The concept of deep eutectic solvents (DESs) has been recently applied to osmolytes (kosmotropes or chaotropes), small organic molecules responsible for stabilization of proteins and other biomolecules in various biological systems. In this study the combinations of the kosmotrope sarcosine (Sar) with chaotrope urea (U) or guanidine hydrochloride (G) across various molar ratios was studied experimentally by the differential scanning calorimetry and infrared spectroscopy. Theoretical prediction of thermodynamic interaction terms based on screening of the charge density was used to support interpretation of experimental findings. Phase diagrams were constructed for both Sar-U and Sar-G systems and eutectic behaviour was identified.
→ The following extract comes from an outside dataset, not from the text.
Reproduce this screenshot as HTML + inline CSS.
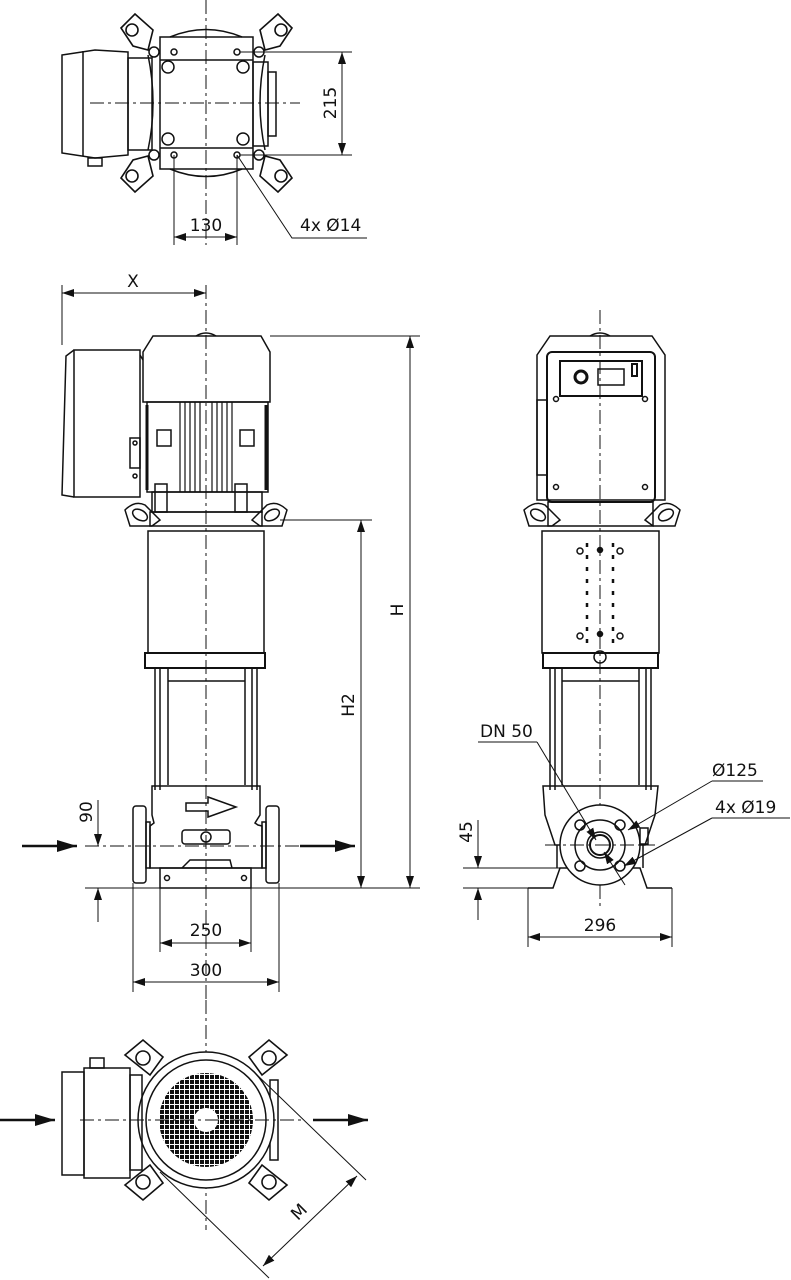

Neither of the two systems showed depression of the eutectic temperature compared to its ideal solution values, and therefore neither of the systems could be classified as a deep eutectic solvent in the classical sense. The Sar-G system did show at least partial crystallization of its eutectic solution upon cooling. However, the eutectic solution of the Sar-U system remained amorphous at decreased temperatures, and the phenomenon was attributed to be kinetic in nature and originating from strong intermolecular hydrogen bonding interactions of the components. Thus, it was speculated that the role of osmolytes in stabilizing cellular biomolecules might not come from the thermodynamics only.